A man speaks on his mobile phone while standing near British Telecom telephone boxes in London. The BT Group has been approached by O2 owner Telefonica and EE to discuss multibillion-pound deals to create a powerhouse in fixed-line broadband, mobile and TV.

Reuters

 

Britain’s BT Group has been approached by O2 owner Telefonica and the parents of O2’s bigger rival EE to discuss competing multibillion-pound deals to create a powerhouse in fixed-line broadband, mobile and TV.

The former monopoly’s long-mooted expansion into mobile expected next year appears to be acting as a catalyst to consolidation in Britain, where the market is split between four mobile networks and four major broadband providers.

Operators are starting to jockey for position as consumers increasingly favour buying fixed and mobile services as a package from a single provider, making existence as a mobile-only operator more difficult.

One sector banker said BT had already signalled its intention to be a leader in market consolidation.

“BT has played its hand brilliantly so far,” he said. “They’ve held out the threat of entering in the mobile market and engineered a situation to bring EE and Telefonica to the negotiating table. Now BT will play them off each other since neither wants to be left without a partner in broadband.”

Executives from Spain’s Telefonica and EE’s owners, France’s Orange and Deutsche Telekom, said last week that their strategies in Britain would depend in part on how aggressively BT went into mobile and whether consumers showed more interest in bundled deals.

But behind the scenes they had already sounded out BT about buying their mobile operations and other possible tie-ups.

“This could be the moment that commitment to the UK mobile market finally cracks and we see parent companies starting to exit,” Citigroup analysts said in a note, adding that profit margins in Britain are very low compared with other markets.

Both Telefonica and BT confirmed they are in early stage talks after Spanish website El Confidencial reported that O2 could be sold in return for a 20% stake in BT as part of a “strategic alliance” to strengthen the two groups.

BT also said it was in talks with another British mobile operator, which two sources close to the matter said was EE.

“All discussions are at a highly preliminary stage and there can be no certainty that any transaction will occur,” BT said.

Telefonica has said that O2 remains core to its business but it has not ruled out asset sales to meet a target to reduce debt to less than €43bn ($54bn) by year-end.

A deal would bring O2 back into the BT fold, having been spun off from the former British telecoms monopoly in 2001 and then bought by Telefonica eight years ago.

Telefonica paid £18bn ($28.2bn) to buy O2, but analysts put its value today at less than £10bn.

With Deutsche Bank pegging BT’s market value at £31bn and a typical telecoms industry multiple of 7.5 times income giving O2 a value of close to £9bn, an all-share deal would give Telefonica about 22% of BT.

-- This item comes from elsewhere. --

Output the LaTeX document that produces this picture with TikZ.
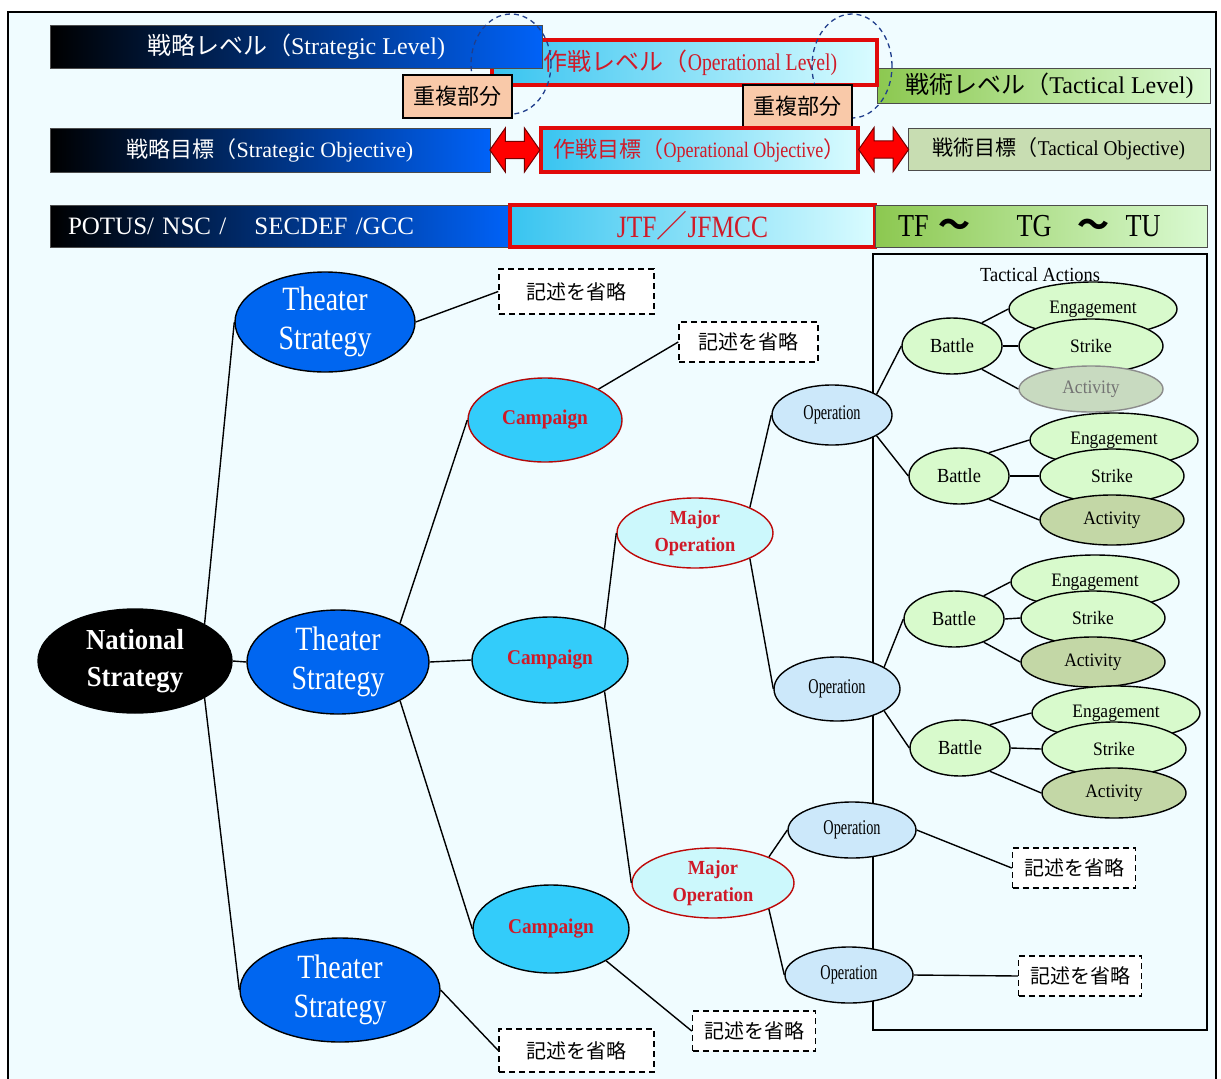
\documentclass[tikz,border=0pt]{standalone}
\usepackage{fontspec}
\setmainfont{Liberation Serif}
\newfontfamily\jp{Noto Sans CJK JP}
\newfontfamily\cnd[FakeStretch=0.82]{Liberation Serif}
\newfontfamily\cndx[FakeStretch=0.68]{Liberation Serif}
\newfontfamily\cndb[FakeStretch=0.92]{Liberation Serif}
\usetikzlibrary{shapes.geometric,shapes.arrows,calc}
\definecolor{bg}{HTML}{F0FCFF}
\definecolor{sblue}{HTML}{0062F8}
\definecolor{smid}{HTML}{0A3FB0}
\definecolor{tsblue}{HTML}{0066F0}
\definecolor{campc}{HTML}{33CCFA}
\definecolor{moc}{HTML}{CCF8FC}
\definecolor{opc}{HTML}{CCE8FA}
\definecolor{grn}{HTML}{D8FACC}
\definecolor{actc}{HTML}{C3D7A6}
\definecolor{actf}{HTML}{C8DAC0}
\definecolor{rd}{HTML}{E00A0A}
\definecolor{rtxt}{HTML}{D01A28}
\definecolor{peach}{HTML}{F9C9A9}
\definecolor{tobjc}{HTML}{C8DDB2}
\definecolor{opl}{HTML}{38C4F0}
\definecolor{opr}{HTML}{DAFCFF}
\definecolor{tgl}{HTML}{8CC850}
\definecolor{tgm}{HTML}{C8F2B8}
\definecolor{tgr}{HTML}{DAFAD2}
\definecolor{navy}{HTML}{203E8C}
\tikzset{
  sbar/.style={rectangle, draw=black!70, line width=1pt, left color=black, middle color=smid, right color=sblue, text=white, inner sep=0pt},
  obar/.style={rectangle, draw=rd, line width=3.5pt, left color=opl, right color=opr, text=rtxt, inner sep=0pt},
  gbar/.style={rectangle, draw=black!70, line width=1pt, left color=tgl, middle color=tgm, right color=tgr, text=black, inner sep=0pt},
  ovl/.style={rectangle, draw=black, line width=1.3pt, fill=peach, font=\fontsize{22}{26}\selectfont\jp, minimum width=109pt, minimum height=43pt, inner sep=0pt},
  darr/.style={double arrow, draw=red!45!black, line width=1pt, fill=red, minimum height=50pt, minimum width=44pt, inner xsep=0pt, inner ysep=8pt, double arrow head extend=13pt, double arrow tip angle=110},
  ell/.style={ellipse, draw=black, line width=1.4pt, inner sep=0pt, align=center},
  tsn/.style={ell, fill=tsblue, text=white, inner ysep=-6pt, font=\fontsize{34}{39}\selectfont\cnd},
  campn/.style={ell, fill=campc, text=rtxt, font=\fontsize{21}{24}\selectfont\cndb\bfseries},
  mon/.style={ell, draw=rd!85!black, fill=moc, text=rtxt, font=\fontsize{20}{27}\selectfont\cndb\bfseries, minimum height=70pt},
  opn/.style={ell, fill=opc, font=\fontsize{21}{24}\selectfont\cndx},
  batn/.style={ell, fill=grn, font=\fontsize{20}{24}\selectfont\cndb, minimum width=100pt, minimum height=56pt},
  engn/.style={ell, fill=grn, font=\fontsize{19}{24}\selectfont\cndb, minimum width=168pt, minimum height=54pt},
  strn/.style={ell, fill=grn, font=\fontsize{19}{24}\selectfont\cndb, minimum width=144pt, minimum height=54pt},
  actn/.style={ell, fill=actc, font=\fontsize{19}{24}\selectfont\cndb, minimum width=144pt, minimum height=50pt},
  omit/.style={rectangle, draw=black, dash pattern=on 6pt off 4pt, line width=1.5pt, fill=white, font=\fontsize{20}{24}\selectfont\jp, inner sep=0pt, minimum height=40pt},
  link/.style={line width=1.4pt, black}
}
\begin{document}
\begin{tikzpicture}[x=1pt,y=-1pt]
\useasboundingbox (0,0) rectangle (1221,1079);
\clip (0,0) rectangle (1221,1079);
\fill[white] (0,0) rectangle (1221,1079);
\fill[bg] (8,12) rectangle (1216,1095);
\draw[line width=2.5pt] (8,1095) -- (8,12) -- (1216,12) -- (1216,1095);

% level bars
\node[gbar, minimum width=333pt, minimum height=35pt, font=\fontsize{24}{28}\selectfont] (tlev) at (1043.5,85.5) {\hspace*{12pt}{\jp 戦術レベル（}Tactical Level)};
\node[obar, minimum width=385pt, minimum height=45pt, font=\fontsize{24}{28}\selectfont] (olev) at (684.5,62.5) {\hspace*{12pt}{\jp 作戦レベル（}{\cnd Operational Level)}};
\node[sbar, minimum width=492pt, minimum height=43pt, font=\fontsize{24}{28}\selectfont] (slev) at (296,46.5) {{\jp 戦略レベル（}Strategic Level)};

\draw[navy, line width=1.3pt, dash pattern=on 5pt off 4pt] (511,64) ellipse [x radius=40pt, y radius=50pt];
\draw[navy, line width=1.3pt, dash pattern=on 5pt off 4pt] (852,66) ellipse [x radius=40pt, y radius=52pt];

\node[ovl] (ov1) at (457.5,96.5) {重複部分};
\node[ovl] (ov2) at (797.5,106.5) {重複部分};

% objectives
\node[sbar, minimum width=440pt, minimum height=44pt, font=\fontsize{22}{26}\selectfont] (sobj) at (270,150) {{\jp 戦略目標（}Strategic Objective)};
\node[obar, minimum width=317pt, minimum height=44pt, font=\fontsize{22}{26}\selectfont] (oobj) at (699.5,150) {{\jp 作戦目標（}{\cnd Operational Objective}{\jp ）}};
\node[rectangle, draw=black!70, line width=1pt, fill=tobjc, minimum width=302pt, minimum height=42pt, inner sep=0pt, font=\fontsize{21}{26}\selectfont] (tobj) at (1059,149) {{\jp 戦術目標（}{\cndb Tactical Objective)}};
\node[darr] (arr1) at ($(sobj.east)!0.5!(oobj.west)$) {};
\node[darr] (arr2) at ($(oobj.east)!0.5!(tobj.west)$) {};

% commanders row
\node[sbar, minimum width=460pt, minimum height=42pt, text width=430pt, inner xsep=15pt, align=left, font=\fontsize{25}{28}\selectfont] (potus) at (280,226) {\hspace*{3pt}POTUS/ NSC /\hspace{28pt}SECDEF /GCC};
\node[obar, minimum width=365pt, minimum height=42pt, font=\fontsize{31}{34}\selectfont\cnd] (jtf) at (692.5,226) {JTF{\jp ／}JFMCC};
\node[gbar, minimum width=332pt, minimum height=42pt, text width=286pt, inner xsep=23pt, align=left, font=\fontsize{32}{34}\selectfont\cnd] (tf) at (1041,226) {TF\hspace{10pt}{\jp\bfseries ～}\hspace{46pt}TG\hspace{26pt}{\jp\bfseries ～}\hspace{16pt}TU};

% tactical box
\node[draw, line width=1.5pt, minimum width=334pt, minimum height=776pt, inner sep=0pt] (tbox) at (1040,642) {};
\node[font=\fontsize{20}{22}\selectfont\cndb, inner sep=0pt] (tact) at (1040,275) {Tactical Actions};

% main tree
\node[ell, fill=black, text=white, font=\fontsize{29}{37}\selectfont\cndb\bfseries, minimum width=194pt, minimum height=104pt] (nat) at (135,661) {National\\Strategy};
\node[tsn, minimum width=180pt, minimum height=100pt] (ts1) at (325,322) {Theater\\Strategy};
\node[tsn, minimum width=182pt, minimum height=104pt] (ts2) at (338,662) {Theater\\Strategy};
\node[tsn, minimum width=200pt, minimum height=104pt] (ts3) at (340,990) {Theater\\Strategy};

\node[campn, draw=rd!80!black, minimum width=154pt, minimum height=84pt] (cp1) at (545,420) {Campaign};
\node[campn, minimum width=156pt, minimum height=86pt] (cp2) at (550,660) {Campaign};
\node[campn, minimum width=156pt, minimum height=88pt] (cp3) at (551,929) {Campaign};

\node[mon, minimum width=156pt] (mo1) at (695,533) {Major\\Operation};
\node[mon, minimum width=162pt] (mo2) at (713,883) {Major\\Operation};

\node[opn, minimum width=120pt, minimum height=60pt] (op1) at (832,415) {Operation};
\node[opn, minimum width=126pt, minimum height=64pt] (op2) at (837,689) {Operation};
\node[opn, minimum width=128pt, minimum height=56pt] (op3) at (852,830) {Operation};
\node[opn, minimum width=128pt, minimum height=56pt] (op4) at (849,975) {Operation};

\node[omit, minimum width=155pt, minimum height=45pt] (om1) at (576.5,291.5) {記述を省略};
\node[omit, minimum width=139pt] (om2) at (748.5,342) {記述を省略};
\node[omit, minimum width=123pt] (om3) at (1074,868) {記述を省略};
\node[omit, minimum width=123pt] (om4) at (1080,976) {記述を省略};
\node[omit, minimum width=123pt] (om5) at (754,1031) {記述を省略};
\node[omit, minimum width=155pt, minimum height=43pt] (om6) at (576.5,1050.5) {記述を省略};

% tactical groups
\node[batn] (b1) at (952,346) {Battle};
\node[engn] (e1) at (1093,309) {Engagement};
\node[strn] (s1) at (1091,346) {Strike};
\node[actn, fill=actf, draw=black!45, text=black!55, minimum height=46pt] (a1) at (1091,389) {Activity};

\node[batn] (b2) at (959,476) {Battle};
\node[engn] (e2) at (1114,440) {Engagement};
\node[strn] (s2) at (1112,476) {Strike};
\node[actn] (a2) at (1112,520) {Activity};

\node[batn] (b3) at (954,619) {Battle};
\node[engn] (e3) at (1095,582) {Engagement};
\node[strn] (s3) at (1093,618) {Strike};
\node[actn] (a3) at (1093,662) {Activity};

\node[batn] (b4) at (960,748) {Battle};
\node[engn] (e4) at (1116,713) {Engagement};
\node[strn] (s4) at (1114,749) {Strike};
\node[actn] (a4) at (1114,793) {Activity};

% connectors
\draw[link] (nat.28) -- (ts1.west);
\draw[link] (nat.east) -- (ts2.west);
\draw[link] (nat.-28) -- (ts3.west);
\draw[link] (ts1.east) -- (om1.west);
\draw[link] (ts2.32) -- (cp1.west);
\draw[link] (ts2.east) -- (cp2.west);
\draw[link] (ts2.-32) -- (cp3.west);
\draw[link] (ts3.east) -- (om6.west);
\draw[link] (cp1.30) -- (om2.west);
\draw[link] (cp2.30) -- (mo1.west);
\draw[link] (cp2.-30) -- (mo2.west);
\draw[link] (cp3.-30) -- (om5.west);
\draw[link] (mo1.25) -- (op1.west);
\draw[link] (mo1.-25) -- (op2.west);
\draw[link] (mo2.25) -- (op3.west);
\draw[link] (mo2.-25) -- (op4.west);
\draw[link] (op1.25) -- (b1.west);
\draw[link] (op1.-25) -- (b2.west);
\draw[link] (op2.25) -- (b3.west);
\draw[link] (op2.-25) -- (b4.west);
\draw[link] (op3.east) -- (om3.west);
\draw[link] (op4.east) -- (om4.west);
\foreach \i in {1,2,3,4}{
  \draw[link] (b\i.38) -- (e\i.west);
  \draw[link] (b\i.east) -- (s\i.west);
  \draw[link] (b\i.-38) -- (a\i.west);
}
\end{tikzpicture}
\end{document}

BT, which commands 32.1% of Britain’s retail broadband market, is already working on a plan to return to consumer mobile using a combination of its own airwaves, in-home receivers that route calls over its fixed-line network, Wi-Fi hotspots and fill-in capacity rented from EE.

EE, meanwhile, is as dominant in mobile as BT is in broadband. It held 33.8% of the market in terms of service revenue at the end of the second quarter, according to Citigroup, against Vodafone’s 26.5%, O2’s 26.2% and Hutchison’s 10.2%.  In broadband, BT is trailed by satellite operator BSkyB, which has a 22.8%, Liberty Global’s Virgin Media with 19.8% and TalkTalk at 18.3%.

A Telefonica executive did not rule out a sale of O2 at an industry conference last week, saying the company would have to “evaluate its options” if more of the market moved to bundled services.

Deutsche Telekom and Orange, which put plans for an initial public offering of EE on ice this year, had no immediate comment. However, Orange CEO Stephane Richard last week said EE would have to reconsider its positioning as a primarily mobile provider, though he downplayed the urgency.

Shares in BT rose to a nine-week high after the talks were revealed yesterday and were up 3.7% at 394 pence by 1424 GMT. Telefonica shares rose 1.3% to €12.63.

Orange gained 0.8% to €13.82, with Deutsche Telekom up 1% at €13.29.